Thursday, February 03, 2005

Frailty, Thy Name is Entertainment

Fark.com has put up this article from the BBC that suggests that maybe, just maybe, Shakespeare was less than fair to Macbeth. This is not surprising as the entertainment industry from the Euripides to Michael Moore has always served agendas and sensationalism.

The Lion in Winter and the Robin Hood legends paint King John as an incompetent hoodlum, but the truth of the matter was that John actually took more after his famous father Henry II than his elder brother Richard I had done, being far more interested in England, the Law and governmental administration. While popular history paint’s John tax collecting as personal greed the fact was when John came to the throne the country had been almost completely bankrupted by Richard I, first by his raising funds to go on Crusade and then by the funds raised for his ransom. While John was a very dangerous man to be friends with, violently personally vindictive, a poor battle commander and a great maneuver-er & manipulator in the corridors of power (all of which damaged him irrevocably in the eyes of the Chivalric nobility), as a ruler of the English people was actually rather smart and fairly just.

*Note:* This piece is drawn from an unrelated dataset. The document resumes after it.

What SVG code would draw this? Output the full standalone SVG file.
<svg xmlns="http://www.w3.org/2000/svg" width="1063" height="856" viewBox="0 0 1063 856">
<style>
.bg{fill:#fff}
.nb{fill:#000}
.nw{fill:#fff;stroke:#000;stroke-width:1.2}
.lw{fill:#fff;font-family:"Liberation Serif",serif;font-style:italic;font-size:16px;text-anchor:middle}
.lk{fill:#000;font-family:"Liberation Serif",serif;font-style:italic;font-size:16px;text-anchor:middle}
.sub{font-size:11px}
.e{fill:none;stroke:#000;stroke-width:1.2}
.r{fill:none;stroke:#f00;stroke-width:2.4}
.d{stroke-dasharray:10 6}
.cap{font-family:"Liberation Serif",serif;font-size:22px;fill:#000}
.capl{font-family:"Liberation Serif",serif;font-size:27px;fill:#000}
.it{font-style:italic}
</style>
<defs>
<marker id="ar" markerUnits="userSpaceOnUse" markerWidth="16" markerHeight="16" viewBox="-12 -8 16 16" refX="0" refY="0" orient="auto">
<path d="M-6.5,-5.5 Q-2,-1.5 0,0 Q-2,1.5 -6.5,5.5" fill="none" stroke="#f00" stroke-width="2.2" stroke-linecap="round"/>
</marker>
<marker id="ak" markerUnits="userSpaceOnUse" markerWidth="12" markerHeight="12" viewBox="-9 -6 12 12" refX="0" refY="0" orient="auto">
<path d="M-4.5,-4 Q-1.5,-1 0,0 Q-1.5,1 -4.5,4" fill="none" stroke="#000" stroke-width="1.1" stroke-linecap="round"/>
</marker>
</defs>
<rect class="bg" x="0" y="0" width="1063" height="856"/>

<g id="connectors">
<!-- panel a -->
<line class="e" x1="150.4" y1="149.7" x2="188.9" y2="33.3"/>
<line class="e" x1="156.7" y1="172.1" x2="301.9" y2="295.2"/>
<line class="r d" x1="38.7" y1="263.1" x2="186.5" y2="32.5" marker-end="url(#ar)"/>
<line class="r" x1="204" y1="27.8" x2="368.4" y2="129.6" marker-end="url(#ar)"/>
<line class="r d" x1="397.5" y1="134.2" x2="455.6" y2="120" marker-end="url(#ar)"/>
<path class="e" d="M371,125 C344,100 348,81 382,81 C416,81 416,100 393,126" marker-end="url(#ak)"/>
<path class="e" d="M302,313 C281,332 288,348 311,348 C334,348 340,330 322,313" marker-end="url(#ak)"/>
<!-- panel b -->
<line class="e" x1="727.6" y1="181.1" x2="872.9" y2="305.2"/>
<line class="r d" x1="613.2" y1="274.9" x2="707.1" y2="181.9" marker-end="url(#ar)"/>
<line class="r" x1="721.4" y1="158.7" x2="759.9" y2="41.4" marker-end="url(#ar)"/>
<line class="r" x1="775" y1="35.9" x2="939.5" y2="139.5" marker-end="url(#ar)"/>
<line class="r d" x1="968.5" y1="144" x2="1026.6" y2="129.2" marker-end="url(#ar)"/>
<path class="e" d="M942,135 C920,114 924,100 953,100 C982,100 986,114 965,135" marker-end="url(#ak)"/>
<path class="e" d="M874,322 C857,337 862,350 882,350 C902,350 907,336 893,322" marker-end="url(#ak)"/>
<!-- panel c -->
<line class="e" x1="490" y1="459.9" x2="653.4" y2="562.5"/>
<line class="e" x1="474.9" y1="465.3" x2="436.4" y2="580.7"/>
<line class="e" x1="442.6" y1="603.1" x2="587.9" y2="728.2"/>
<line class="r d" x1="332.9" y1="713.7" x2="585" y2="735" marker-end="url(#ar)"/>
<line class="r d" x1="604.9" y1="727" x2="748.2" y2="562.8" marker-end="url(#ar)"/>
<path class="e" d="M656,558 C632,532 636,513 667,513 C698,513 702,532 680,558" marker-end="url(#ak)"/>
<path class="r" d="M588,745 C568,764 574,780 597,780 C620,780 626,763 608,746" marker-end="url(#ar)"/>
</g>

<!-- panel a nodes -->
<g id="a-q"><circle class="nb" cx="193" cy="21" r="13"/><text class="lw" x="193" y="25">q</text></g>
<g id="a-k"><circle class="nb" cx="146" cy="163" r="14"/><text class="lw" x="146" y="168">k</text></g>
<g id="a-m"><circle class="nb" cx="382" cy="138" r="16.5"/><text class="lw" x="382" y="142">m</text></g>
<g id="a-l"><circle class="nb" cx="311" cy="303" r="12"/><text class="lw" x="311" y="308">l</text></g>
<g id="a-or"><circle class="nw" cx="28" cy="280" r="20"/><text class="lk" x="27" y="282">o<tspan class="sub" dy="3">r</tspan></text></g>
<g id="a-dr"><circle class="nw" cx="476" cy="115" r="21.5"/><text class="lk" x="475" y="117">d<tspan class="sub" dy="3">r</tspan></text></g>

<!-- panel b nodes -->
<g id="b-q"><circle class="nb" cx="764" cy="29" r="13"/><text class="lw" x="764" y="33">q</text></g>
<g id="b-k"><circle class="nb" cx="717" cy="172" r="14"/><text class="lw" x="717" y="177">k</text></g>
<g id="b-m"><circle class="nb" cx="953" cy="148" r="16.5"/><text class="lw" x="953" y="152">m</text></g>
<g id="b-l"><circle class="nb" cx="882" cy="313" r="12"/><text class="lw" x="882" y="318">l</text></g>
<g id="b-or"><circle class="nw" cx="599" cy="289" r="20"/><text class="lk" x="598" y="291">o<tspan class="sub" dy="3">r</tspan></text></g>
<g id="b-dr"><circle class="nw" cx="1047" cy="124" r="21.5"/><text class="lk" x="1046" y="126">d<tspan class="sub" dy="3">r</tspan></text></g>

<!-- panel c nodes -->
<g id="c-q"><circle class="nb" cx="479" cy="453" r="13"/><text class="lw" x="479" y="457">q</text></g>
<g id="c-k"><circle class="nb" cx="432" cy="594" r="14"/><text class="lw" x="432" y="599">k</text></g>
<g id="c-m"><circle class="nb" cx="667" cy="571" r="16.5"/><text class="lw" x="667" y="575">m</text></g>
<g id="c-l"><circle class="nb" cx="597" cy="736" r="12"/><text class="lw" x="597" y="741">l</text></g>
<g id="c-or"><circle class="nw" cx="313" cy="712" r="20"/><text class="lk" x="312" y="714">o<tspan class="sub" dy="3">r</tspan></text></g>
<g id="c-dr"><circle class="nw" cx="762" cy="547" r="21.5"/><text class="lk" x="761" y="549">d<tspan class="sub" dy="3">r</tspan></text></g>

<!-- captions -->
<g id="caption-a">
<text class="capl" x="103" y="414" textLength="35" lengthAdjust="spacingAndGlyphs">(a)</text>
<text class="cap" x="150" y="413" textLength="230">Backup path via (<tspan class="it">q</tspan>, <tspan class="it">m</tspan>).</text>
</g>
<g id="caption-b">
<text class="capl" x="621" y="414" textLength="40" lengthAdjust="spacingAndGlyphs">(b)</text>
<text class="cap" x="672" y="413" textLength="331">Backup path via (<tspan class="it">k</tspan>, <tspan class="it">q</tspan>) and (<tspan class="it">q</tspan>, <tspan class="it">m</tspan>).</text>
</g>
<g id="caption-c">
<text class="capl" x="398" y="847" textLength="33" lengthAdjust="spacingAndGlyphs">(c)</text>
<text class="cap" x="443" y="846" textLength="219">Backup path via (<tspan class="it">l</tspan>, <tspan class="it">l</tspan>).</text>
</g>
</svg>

Richard III probably suffered the most cruelly at popular history’s hands. Shakespeare drew material for his famous tragedy from Sir Thomas Moore’s history who had drawn his information from John Morton, Bishop of Ely and long time constant foe of the Yorks (ala War of the Roses), histories. Morton had actually fled the country to support Henry of Lancaster’s, later Henry VII, French supported invasion. Henry later promoted him to Archbishop of Canterbury.

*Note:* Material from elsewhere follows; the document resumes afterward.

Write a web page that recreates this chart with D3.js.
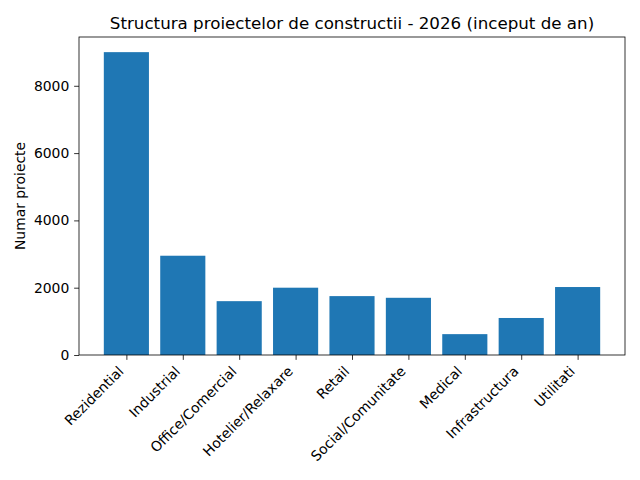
<!DOCTYPE html>
<html>
<head>
<meta charset="utf-8">
<script src="https://cdn.jsdelivr.net/npm/d3@7"></script>
<style>
  body { margin: 0; background: #fff; }
  text { font-family: "DejaVu Sans", sans-serif; }
</style>
</head>
<body>
<script>
// categorii si valori
let categorii = ["Rezidential", "Industrial", "Office/Comercial", "Hotelier/Relaxare",
                 "Retail", "Social/Comunitate", "Medical", "Infrastructura", "Utilitati"]
let proiecte = [9000, 2950, 1600, 2000, 1750, 1700, 620, 1100, 2020]
let yTicks = [0, 2000, 4000, 6000, 8000]

let W = 640, H = 480
let mLeft = 79, mRight = 625, mTop = 37, mBottom = 355
let fs = 13.9   // 10pt la 100 dpi
let tick = 4.86

let svg = d3.select("body").append("svg")
            .attr("width", W)
            .attr("height", H)

// matplotlib style: bara latime 0.8, margini 5%
let n = categorii.length
let span = (n - 1) + 0.8
let x = d3.scaleLinear()
            .domain([-0.4 - span * 0.05, n - 1 + 0.4 + span * 0.05])
            .range([mLeft, mRight])

let y = d3.scaleLinear()
            .domain([0, d3.max(proiecte) * 1.05])
            .range([mBottom, mTop])

svg.selectAll("rect.bar")
    .data(proiecte)
    .enter()
    .append("rect")
        .attr("class", "bar")
        .attr("x", (d, i) => x(i - 0.4))
        .attr("width", (d, i) => x(i + 0.4) - x(i - 0.4))
        .attr("y", d => y(d))
        .attr("height", d => y(0) - y(d))
        .attr("fill", "#1f77b4")

let xAxis = svg.append("g")
            .attr("transform", "translate(0," + mBottom + ")")
            .call(d3.axisBottom(x)
                    .tickValues(d3.range(n))
                    .tickFormat(i => categorii[i])
                    .tickSize(tick)
                    .tickPadding(tick))

// ha=right, rotatie 45 ca in matplotlib
xAxis.selectAll("text")
    .attr("font-size", fs + "px")
    .attr("fill", "#000")
    .attr("text-anchor", "end")
    .attr("x", 0)
    .attr("y", 0)
    .attr("dy", null)
    .attr("transform", "translate(-2.3,17.2) rotate(-45)")

let yAxis = svg.append("g")
            .attr("transform", "translate(" + mLeft + ",0)")
            .call(d3.axisLeft(y)
                    .tickValues(yTicks)
                    .tickFormat(d3.format("d"))
                    .tickSize(tick)
                    .tickPadding(tick))

yAxis.selectAll("text")
    .attr("font-size", fs + "px")
    .attr("fill", "#000")

svg.selectAll(".domain").remove()
svg.selectAll(".tick line").attr("stroke", "#000").attr("stroke-width", 0.8)

// chenarul axelor
svg.append("rect")
    .attr("x", mLeft)
    .attr("y", mTop)
    .attr("width", mRight - mLeft)
    .attr("height", mBottom - mTop)
    .attr("fill", "none")
    .attr("stroke", "#000")
    .attr("stroke-width", 0.8)

svg.append("text")
    .attr("x", (mLeft + mRight) / 2)
    .attr("y", mTop - 8)
    .attr("text-anchor", "middle")
    .attr("font-size", "16.7px")
    .text("Structura proiectelor de constructii - 2026 (inceput de an)")

svg.append("text")
    .attr("transform", "translate(25," + (mTop + mBottom) / 2 + ") rotate(-90)")
    .attr("text-anchor", "middle")
    .attr("font-size", fs + "px")
    .text("Numar proiecte")
</script>
</body>
</html>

Actual record shows Richard to have been a very just and popular king. There is no evidence that he had anything to do with the deaths of his brothers or wife and there is even evidence to suggest that the Princes in the Tower were still alive into the reign of Henry VII. When Richard was killed at the Battle of Bosworth, the city of York (which Richard had long ruled as Duke of Gloucester) recorded in it’s ledger…

"...bring tidings from the same unto the City, that King Richard, late mercifully reigning upon us, was, through great treason of the Duke of Norfolk and many others that had turned against him, with many other lords and nobility of these northern cities, was piteously slain and murdered, to the great heaviness of this City ... " [extract from the records of the City of York, resolved the day after Bosworth by the council members - August 23, 1485]

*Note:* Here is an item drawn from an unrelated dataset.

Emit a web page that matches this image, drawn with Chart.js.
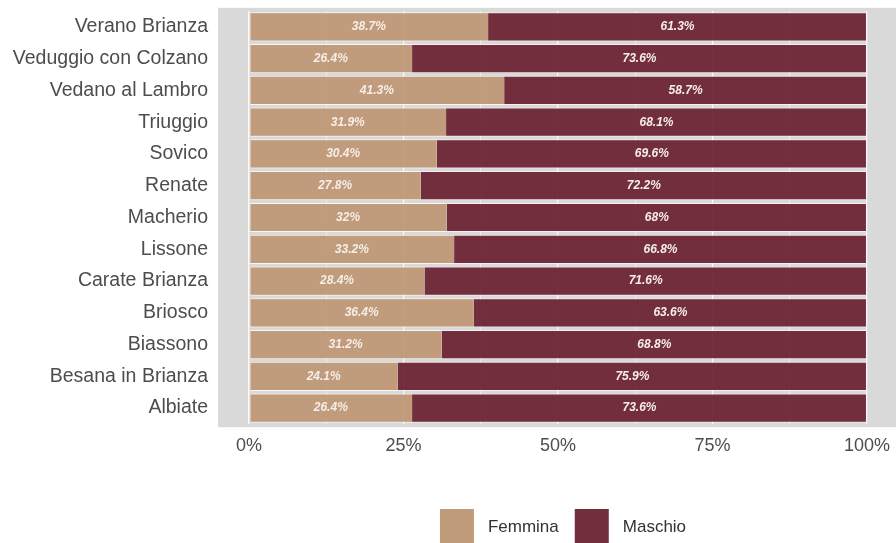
<!DOCTYPE html>
<html>
<head>
<meta charset="utf-8">
<script src="https://cdn.jsdelivr.net/npm/chart.js@4/dist/chart.umd.min.js"></script>
<style>
html,body{margin:0;padding:0;background:#fff;}
#wrap{width:896px;height:543px;position:relative;}
</style>
</head>
<body>
<div id="wrap"><canvas id="c" width="896" height="543"></canvas></div>
<script>
const categories = ["Verano Brianza","Veduggio con Colzano","Vedano al Lambro","Triuggio","Sovico","Renate","Macherio","Lissone","Carate Brianza","Briosco","Biassono","Besana in Brianza","Albiate"];
const femmina = [38.7,26.4,41.3,31.9,30.4,27.8,32,33.2,28.4,36.4,31.2,24.1,26.4];
const maschio = [61.3,73.6,58.7,68.1,69.6,72.2,68,66.8,71.6,63.6,68.8,75.9,73.6];
const xTicks = [0,25,50,75,100];
const gridValues = [0,12.5,25,37.5,50,62.5,75,87.5,100];
const seriesNames = ['Femmina','Maschio'];
const seriesColors = ['#c09c7b','#722e3d'];

const FONT = "'Liberation Sans', Arial, sans-serif";

const panelPlugin = {
  id: 'panel',
  beforeDraw(chart) {
    const {ctx, chartArea} = chart;
    const pitch = (chartArea.bottom - chartArea.top) / categories.length;
    ctx.save();
    ctx.fillStyle = '#d9d9d9';
    ctx.fillRect(chartArea.left, chartArea.top - 0.1 * pitch, chartArea.right - chartArea.left, chartArea.bottom - chartArea.top + 0.2 * pitch);
    ctx.restore();
  }
};

const labelPlugin = {
  id: 'segLabels',
  afterDatasetsDraw(chart) {
    const {ctx} = chart;
    ctx.save();
    ctx.font = "italic bold 12px " + FONT;
    ctx.fillStyle = '#f6eee8';
    ctx.textAlign = 'center';
    ctx.textBaseline = 'middle';
    chart.data.datasets.forEach((ds, di) => {
      const meta = chart.getDatasetMeta(di);
      meta.data.forEach((bar, i) => {
        const x = (bar.x + bar.base) / 2;
        ctx.fillText(ds.data[i] + '%', x, bar.y);
      });
    });
    ctx.restore();
  }
};

const legendPlugin = {
  id: 'customLegend',
  afterDraw(chart) {
    const {ctx, chartArea} = chart;
    const box = 34, gapText = 14, gapItem = 16;
    ctx.save();
    ctx.font = "17px " + FONT;
    const items = chart.data.datasets.map((ds, i) => ({text: ds.label, color: seriesColors[i], w: ctx.measureText(ds.label).width}));
    const total = items.reduce((s, it) => s + box + gapText + it.w, 0) + gapItem * (items.length - 1);
    let x = (chartArea.left + chartArea.right) / 2 - total / 2 + 6;
    const top = 509;
    items.forEach((it) => {
      ctx.fillStyle = it.color;
      ctx.fillRect(x, top, box, box);
      x += box + gapText;
      ctx.fillStyle = '#333333';
      ctx.textAlign = 'left';
      ctx.textBaseline = 'middle';
      ctx.fillText(it.text, x, top + 18);
      x += it.w + gapItem;
    });
    ctx.restore();
  }
};

new Chart(document.getElementById('c'), {
  type: 'bar',
  data: {
    labels: categories,
    datasets: [
      {label: seriesNames[0], data: femmina, backgroundColor: 'rgba(189,149,113,0.9)', borderColor: 'rgba(255,250,245,0.85)', borderWidth: {top:1,bottom:1,left:1,right:0}, borderSkipped: false, barPercentage: 0.92, categoryPercentage: 1},
      {label: seriesNames[1], data: maschio, backgroundColor: 'rgba(103,27,44,0.9)', borderColor: 'rgba(255,240,245,0.85)', borderWidth: {top:1,bottom:1,left:0,right:1}, borderSkipped: false, barPercentage: 0.92, categoryPercentage: 1}
    ]
  },
  options: {
    indexAxis: 'y',
    responsive: false,
    animation: false,
    layout: {padding: {top: 11, right: 0, left: 0, bottom: 0}},
    scales: {
      x: {
        stacked: true,
        type: 'linear',
        min: -5,
        max: 104.7,
        afterBuildTicks: (scale) => { scale.ticks = gridValues.map(v => ({value: v})); },
        afterFit: (scale) => { scale.height = 119; scale.paddingLeft = 0; scale.paddingRight = 0; },
        grid: {color: 'rgba(255,255,255,0.9)', lineWidth: (c) => (xTicks.includes(c.tick && c.tick.value) ? 1.2 : 0.6), drawTicks: false},
        border: {display: false},
        ticks: {
          padding: 11,
          autoSkip: false,
          maxRotation: 0,
          color: '#4d4d4d',
          font: {family: FONT, size: 18},
          callback: (v) => (xTicks.includes(v) ? v + '%' : '')
        }
      },
      y: {
        stacked: true,
        afterFit: (scale) => { scale.width = 218; scale.paddingTop = 0; scale.paddingBottom = 0; },
        grid: {display: false, drawTicks: false},
        border: {display: false},
        ticks: {
          padding: 10,
          color: '#4d4d4d',
          font: {family: FONT, size: 19.5}
        }
      }
    },
    plugins: {
      legend: {display: false},
      tooltip: {enabled: false}
    }
  },
  plugins: [panelPlugin, labelPlugin, legendPlugin]
});
</script>
</body>
</html>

For a great fictionalization of the unraveling of the mystery of the Princes in the Tower, Josephine Tey’s Daughter of Time (from the phrase, “truth is the daughter of time”) is quick and very enjoyable.

And the physical deformities? Crap. Almost wholesale crap. Contemporary record from a visiting german dignitary observes that Richard's shoulders were uneven from a ill-healing fall from a horse he took as a youngster. But it would be very hard to imagine a fighter of Richard's prowess (he led the van in several engagements during his brothers fight for the throne) weilding a battle ax (his favored weapon) with the list of malformities Shakespeare gave him.

And I am quite sure there are many more unjustly maligned throughout history.

On a side note; I am reading Robert Fagles translation of the Iliad which is very readable and supplies a great deal of excellent support information. But I was thinking of the relationship between Agamemnon and Achilles, or rather their roles. It’s sort of similar to kings and war leaders, which were quite different jobs in Saxon cultures. Will have to do a little more research on that one. Or maybe my free associative memory is in overdrive... ;)

Commentary on State of The Union Address to follow.

P.S. I just wandered into the lunch room to use the microwave and was audience to a riveting, in-depth group discussion about mayonase and the benfits of Miricle Whip(tm). (And these were gals in their 20's and 30's!) If I ever get that boring, someone shoot me.